Efficient processing of SPARQL queries over GraphFrames

Ramazan Ali Bahrami, Jayati Gulati, Muhammad Abulaish

Published: 2017, Last Modified: 06 Jan 2026WI 2017EveryoneRevisionsBibTeXCC BY-SA 4.0

Abstract: With the advent of huge data management systems storing voluminous data, there arises a need to develop efficient data analytics techniques for knowledge discovery at different levels of granularity. Resource Description Framework (RDF), mainly developed for Semantic Web, is presumably a good option when considering graph databases dealing with huge real-world data. RDF models information in the form of triples <subject, predicate, object>, and is considered as a useful tool to store graph data (aka linked data) where each edge can be stored as a triple. Due to existence of huge amount of linked data, mostly in the form of graphs, graph mining has been successful in attracting researchers from different research fields for efficient handling (storage, indexing, retrieval, etc.) of graph data. As a result, various APIs like GraphX and GraphFrames are developed to facilitate relational queries over graph data.

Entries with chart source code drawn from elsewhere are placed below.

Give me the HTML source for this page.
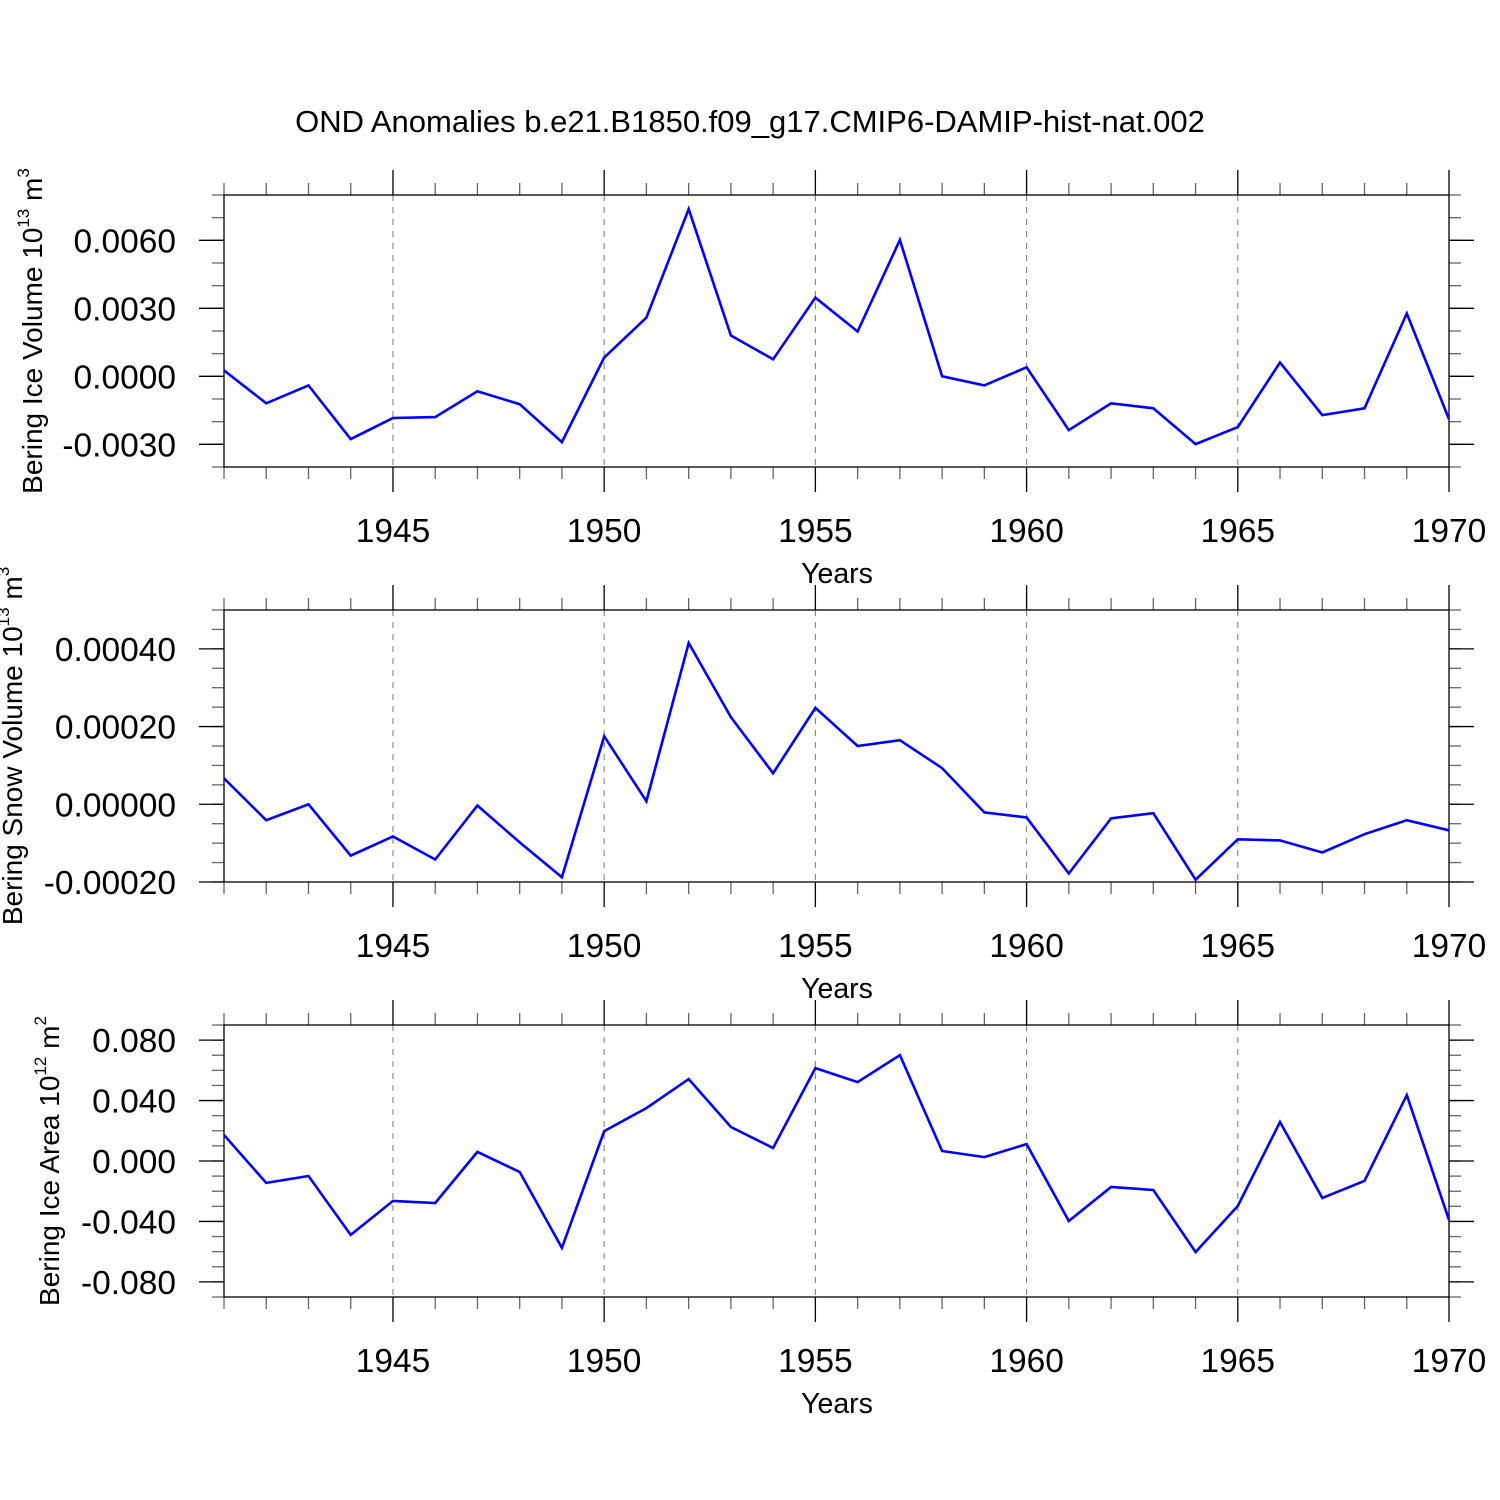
<!DOCTYPE html>
<html><head><meta charset="utf-8"><style>
html,body{margin:0;padding:0;background:#fff;}
svg{display:block;font-family:"Liberation Sans",sans-serif;}
</style></head><body>
<svg id="chart" width="1500" height="1500" viewBox="0 0 1500 1500">
<text x="750" y="132" text-anchor="middle" font-size="31">OND Anomalies b.e21.B1850.f09_g17.CMIP6-DAMIP-hist-nat.002</text>
</svg>
<script>
const years = [];
for (let y = 1941; y <= 1970; y++) years.push(y);
const xTickLabels = ["1945","1950","1955","1960","1965","1970"];
const iceVolume = [0.00026,-0.00119,-0.0004,-0.00277,-0.00184,-0.0018,-0.00066,-0.00123,-0.0029,0.00083,0.00259,0.00738,0.0018,0.00075,0.00347,0.00198,0.00602,0.0,-0.0004,0.0004,-0.00237,-0.00119,-0.00141,-0.00299,-0.00224,0.00061,-0.00171,-0.00141,0.00277,-0.00189];
const snowVolume = [0.000067,-0.000041,0.0,-0.000132,-0.000083,-0.000142,-0.000003,-0.000098,-0.000188,0.000175,0.000008,0.000415,0.000224,0.00008,0.000248,0.00015,0.000165,0.000093,-0.000021,-0.000034,-0.000178,-0.000036,-0.000023,-0.000194,-0.00009,-0.000093,-0.000124,-0.000077,-0.000041,-0.000067];
const iceArea = [0.0172,-0.0145,-0.0099,-0.0489,-0.0264,-0.0278,0.006,-0.0073,-0.0575,0.0198,0.035,0.0542,0.0225,0.0086,0.0615,0.0522,0.0701,0.0066,0.0026,0.0112,-0.0397,-0.0172,-0.0192,-0.0602,-0.0298,0.0258,-0.0245,-0.0132,0.0436,-0.039];
const iceVolTicks = ["0.0060","0.0030","0.0000","-0.0030"];
const snowTicks = ["0.00040","0.00020","0.00000","-0.00020"];
const areaTicks = ["0.080","0.040","0.000","-0.040","-0.080"];

const NS = "http://www.w3.org/2000/svg";
const svg = document.getElementById('chart');
const X0 = 224, X1 = 1449;
function xScale(yr){ return X0 + (yr - 1941) / (1970 - 1941) * (X1 - X0); }
function mk(tag, attrs, parent){
  const e = document.createElementNS(NS, tag);
  for (const k in attrs) e.setAttribute(k, attrs[k]);
  (parent || svg).appendChild(e);
  return e;
}

function panel(id, top, bot, ymin, ymax, minorStep, tickLabels, data, titleMain, titleExp, titleUnit, titleX){
  const g = mk('g', {});
  
  
  const yS = v => bot - (v - ymin) / (ymax - ymin) * (bot - top);
  xTickLabels.forEach(t => {
    const yr = +t; if (yr >= 1970) return;
    const gl = mk('line', {x1:xScale(yr), x2:xScale(yr), y1:top, y2:bot, stroke:'#777', 'stroke-width':1, 'stroke-dasharray':'6,6'}, g);
    
    
  });
  years.forEach(yr => {
    const major = yr % 5 === 0;
    const x = xScale(yr);
    const L = major ? 25 : 12;
    mk('line', {x1:x, x2:x, y1:top - L, y2:top, stroke:major?'#000':'#666', 'stroke-width':1.3}, g);
    mk('line', {x1:x, x2:x, y1:bot, y2:bot + L, stroke:major?'#000':'#666', 'stroke-width':1.3}, g);
  });
  xTickLabels.forEach(t => {
    const tl = mk('text', {x:xScale(+t), y:bot + 75, 'text-anchor':'middle', 'font-size':33.5}, g);
    tl.textContent = t;
    
    
  });
  const n = Math.round((ymax - ymin) / minorStep);
  for (let i = 0; i <= n; i++) {
    const y = yS(ymin + i * minorStep);
    mk('line', {x1:X0 - 12, x2:X0, y1:y, y2:y, stroke:'#666', 'stroke-width':1.3}, g);
    mk('line', {x1:X1, x2:X1 + 12, y1:y, y2:y, stroke:'#666', 'stroke-width':1.3}, g);
  }
  tickLabels.forEach(t => {
    const y = yS(parseFloat(t));
    mk('line', {x1:X0 - 25, x2:X0, y1:y, y2:y, stroke:'#000', 'stroke-width':1.3}, g);
    mk('line', {x1:X1, x2:X1 + 25, y1:y, y2:y, stroke:'#000', 'stroke-width':1.3}, g);
    const tl = mk('text', {x:176, y:y + 12, 'text-anchor':'end', 'font-size':33.5}, g);
    tl.textContent = t;
    
    
  });
  const fr = mk('rect', {x:X0, y:top, width:X1 - X0, height:bot - top, fill:'none', stroke:'#000', 'stroke-width':1.3}, g);
  
  
  const pts = data.map((v, i) => xScale(years[i]).toFixed(1) + ',' + yS(v).toFixed(1)).join(' ');
  const pl = mk('polyline', {points:pts, fill:'none', stroke:'#0000ff', 'stroke-width':2.6, 'stroke-linejoin':'miter'}, g);
  
  
  const xt = mk('text', {x:837, y:bot + 116, 'text-anchor':'middle', 'font-size':28.5}, g);
  xt.textContent = 'Years';
  
  
  const cy = (top + bot) / 2;
  const yt = mk('text', {x:0, y:0, 'text-anchor':'middle', 'font-size':28, transform:'translate(' + titleX + ',' + cy + ') rotate(-90)'}, g);
  
  
  const t1 = document.createElementNS(NS, 'tspan'); t1.textContent = titleMain; yt.appendChild(t1);
  const t2 = document.createElementNS(NS, 'tspan'); t2.setAttribute('dy', '-13'); t2.setAttribute('font-size', '17'); t2.textContent = titleExp; yt.appendChild(t2);
  const t3 = document.createElementNS(NS, 'tspan'); t3.setAttribute('dy', '13'); t3.textContent = titleUnit; yt.appendChild(t3);
  const t4 = document.createElementNS(NS, 'tspan'); t4.setAttribute('dy', '-13'); t4.setAttribute('font-size', '17'); t4.textContent = titleExp === '12' ? '2' : '3'; yt.appendChild(t4);
}

panel('ice-volume', 195, 467, -0.004, 0.008, 0.001, iceVolTicks, iceVolume, 'Bering Ice Volume 10', '13', ' m', 42);
panel('snow-volume', 610, 882, -0.0002, 0.0005, 0.00005, snowTicks, snowVolume, 'Bering Snow Volume 10', '13', ' m', 22);
panel('ice-area', 1025, 1297, -0.09, 0.09, 0.01, areaTicks, iceArea, 'Bering Ice Area 10', '12', ' m', 59);
</script>
</body></html>
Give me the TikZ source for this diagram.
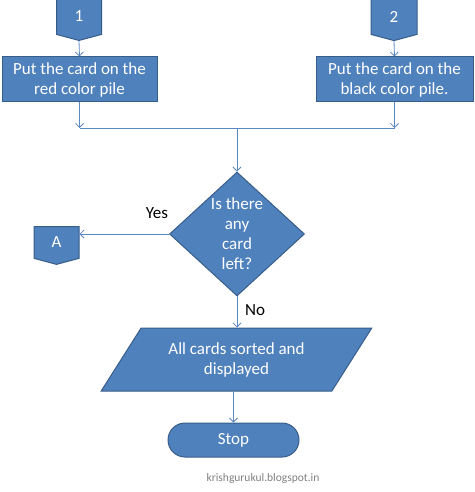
\documentclass[tikz,border=0pt]{standalone}
\usepackage{fontspec}
\setmainfont{Carlito}
\usepackage{tikz}
\usetikzlibrary{shapes.geometric,shapes.symbols,shapes.misc,arrows.meta}
\definecolor{boxblue}{HTML}{4F81BD}
\definecolor{edgeblue}{HTML}{385D8A}
\definecolor{lineblue}{HTML}{5B87C2}
\tikzset{
  shapebox/.style={fill=boxblue, draw=edgeblue, line width=1pt, text=white,
    font=\fontsize{17}{20}\selectfont, align=center, inner sep=0pt},
  offpage/.style={shapebox, signal, signal to=south, signal pointer angle=150},
  flow/.style={draw=lineblue, line width=0.8pt, -{Straight Barb[length=4pt,width=8pt]}},
  plain/.style={draw=lineblue, line width=0.8pt},
  tag/.style={font=\fontsize{17}{20}\selectfont, text=black}
}
\begin{document}
\begin{tikzpicture}[x=1pt,y=-1pt]
\useasboundingbox (0,0) rectangle (474,492);
\node[offpage, minimum width=45pt, minimum height=37pt] (con1) at (79,16.5) {1};
\node[offpage, minimum width=46pt, minimum height=37pt] (con2) at (394,16.5) {2};
\node[shapebox, rectangle, minimum width=155pt, minimum height=45pt] (red) at (79.5,79.5) {Put the card on the\\red color pile};
\node[shapebox, rectangle, minimum width=157pt, minimum height=45pt] (black) at (394.5,79.5) {Put the card on the\\black color pile.};
\coordinate (mergeL) at (79.5,128);
\coordinate (mergeR) at (394.5,128);
\coordinate (mergeM) at (237,128);
\node[shapebox, diamond, minimum width=135pt, minimum height=122pt] (check) at (237,234) {Is there\\any\\card\\left?};
\node[offpage, minimum width=45pt, minimum height=33pt] (conA) at (56.5,242.5) {A};
\node[shapebox, trapezium, trapezium left angle=50.5, trapezium right angle=129.5,
  trapezium stretches=true, minimum width=271pt, minimum height=63pt] (done) at (236.5,359.5) {All cards sorted and\\displayed};
\node[shapebox, rounded rectangle, minimum width=131pt, minimum height=34pt] (stop) at (233.5,440) {Stop};
\node[tag] (yes) at (157,213) {Yes};
\node[tag] (no) at (255,310) {No};
\node[font=\fontsize{11.5}{13}\selectfont, text=gray] (site) at (263,478) {krishgurukul.blogspot.in};

\draw[flow] (con1.south) -- (red.north);
\draw[flow] (con2.south) -- (black.north);
\draw[flow] (red.south) -- (mergeL);
\draw[flow] (black.south) -- (mergeR);
\draw[plain] (mergeL) -- (mergeR);
\draw[flow] (mergeM) -- (check.north);
\draw[flow] (check.west) -- (conA.east |- check.west);
\draw[flow] (check.south) -- (done.north -| check.south);
\draw[flow] (done.south -| stop.north) -- (stop.north);
\end{tikzpicture}
\end{document}
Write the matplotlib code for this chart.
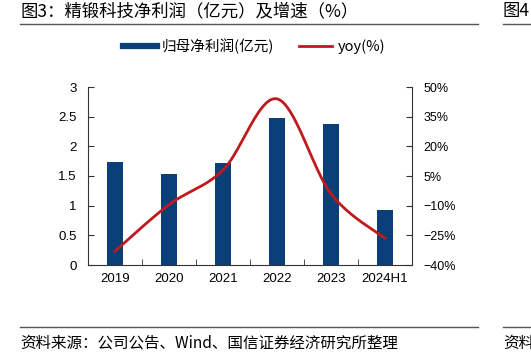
import numpy as np
import matplotlib
matplotlib.use("Agg")
import matplotlib.pyplot as plt
from matplotlib.lines import Line2D

plt.rcParams['font.family'] = ['Noto Sans CJK SC', 'DejaVu Sans']

categories = ["2019", "2020", "2021", "2022", "2023", "2024H1"]
profit = [1.73, 1.54, 1.72, 2.47, 2.38, 0.92]
yoy = [-33.0, -9.5, 8.0, 44.0, -4.0, -26.5]
left_ticks = [0, 0.5, 1, 1.5, 2, 2.5, 3]
left_labels = ["0", "0.5", "1", "1.5", "2", "2.5", "3"]
right_ticks = [-40, -25, -10, 5, 20, 35, 50]
right_labels = ["\u221240%", "\u221225%", "\u221210%", "5%", "20%", "35%", "50%"]

BLUE = "#0B3F78"
RED = "#C0191E"

def smooth(xs, ys, n=40):
    xs = np.asarray(xs, float); ys = np.asarray(ys, float)
    P = np.column_stack([xs, ys])
    Pext = np.vstack([P[0], P, P[-1]])
    out = []
    for i in range(len(P) - 1):
        p0, p1, p2, p3 = Pext[i], Pext[i+1], Pext[i+2], Pext[i+3]
        c1 = p1 + (p2 - p0) / 6.0
        c2 = p2 - (p3 - p1) / 6.0
        t = np.linspace(0, 1, n)[:, None]
        seg = ((1-t)**3)*p1 + 3*((1-t)**2)*t*c1 + 3*(1-t)*(t**2)*c2 + (t**3)*p2
        out.append(seg if i == 0 else seg[1:])
    out = np.vstack(out)
    return out[:, 0], out[:, 1]

fig = plt.figure(figsize=(5.31, 3.53), dpi=100)
ax = fig.add_axes([88/531, 1-265/353, (412-88)/531, (265-87)/353])
x = np.arange(len(categories))
ax.bar(x, profit, width=0.3, color=BLUE, zorder=2)
ax.set_xlim(-0.5, len(categories)-0.5)
ax.set_ylim(0, 3)
ax.set_yticks(left_ticks)
ax.set_yticklabels(left_labels, family=['Liberation Sans'], fontsize=9.5)
ax.set_xticks(x)
ax.set_xticklabels(categories, family=['Liberation Sans'], fontsize=9.5)
ax.set_xticks(np.arange(-0.5, len(categories)), minor=True)
ax.tick_params(axis='x', which='major', length=0, pad=6)
ax.tick_params(axis='x', which='minor', direction='in', length=4, color='#333333')
ax.tick_params(axis='y', direction='in', length=4, color='#333333', pad=8)
for s in ['top', 'right']:
    ax.spines[s].set_visible(False)
for s in ['left', 'bottom']:
    ax.spines[s].set_color('#333333')
    ax.spines[s].set_linewidth(0.8)

ax2 = ax.twinx()
sx, sy = smooth(x, yoy)
ax2.plot(sx, sy, color=RED, linewidth=2.0, zorder=3)
ax2.set_ylim(-40, 50)
ax2.set_yticks(right_ticks)
ax2.set_yticklabels(right_labels, family=['Liberation Sans'], fontsize=9)
ax2.tick_params(axis='y', direction='in', length=4, color='#333333', pad=8)
for s in ['top', 'left', 'bottom']:
    ax2.spines[s].set_visible(False)
ax2.spines['right'].set_color('#333333')
ax2.spines['right'].set_linewidth(0.8)

handles = [Line2D([0], [0], color=BLUE, linewidth=4.5),
           Line2D([0], [0], color=RED, linewidth=2.0)]
fig.legend(handles, ["归母净利润(亿元)", "yoy(%)"], loc='center', bbox_to_anchor=(254/531, 1-46/353),
           ncol=2, frameon=False, fontsize=10.5, handlelength=2.3, handletextpad=0.35, columnspacing=1.7)

fig.text(20/531, 1-11/353, "图3：精锻科技净利润（亿元）及增速（%）", fontsize=12.5, va='center', ha='left')
fig.add_artist(Line2D([20/531, 478/531], [1-24/353, 1-24/353], color='#555555', linewidth=1.0))
fig.text(503/531, 1-11/353, "图4", fontsize=12.5, va='center', ha='left')
fig.add_artist(Line2D([503/531, 1.0], [1-24/353, 1-24/353], color='#555555', linewidth=1.0))

fig.add_artist(Line2D([20/531, 478/531], [1-327/353, 1-327/353], color='#555555', linewidth=1.0))
fig.add_artist(Line2D([503/531, 1.0], [1-327/353, 1-327/353], color='#555555', linewidth=1.0))
fig.text(20/531, 1-343/353, "资料来源：公司公告、Wind、国信证券经济研究所整理", fontsize=11.2, va='center', ha='left')
fig.text(503/531, 1-343/353, "资料", fontsize=11.2, va='center', ha='left')

fig.savefig("out.png", dpi=100)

Though GraphX is older than GraphFrames and processing SPARQL queries over GraphX has been explored by some researchers, to the best of our knowledge, SPARQL query processing over GraphFrames has not been explored yet. In this paper, we present an initial study on query-specific search space pruning and query optimization approach to process SPARQL queries over GraphFrames in an efficient manner. The experimental results, in terms of low response time for query execution, are encouraging, and give way to invest more research efforts in this direction.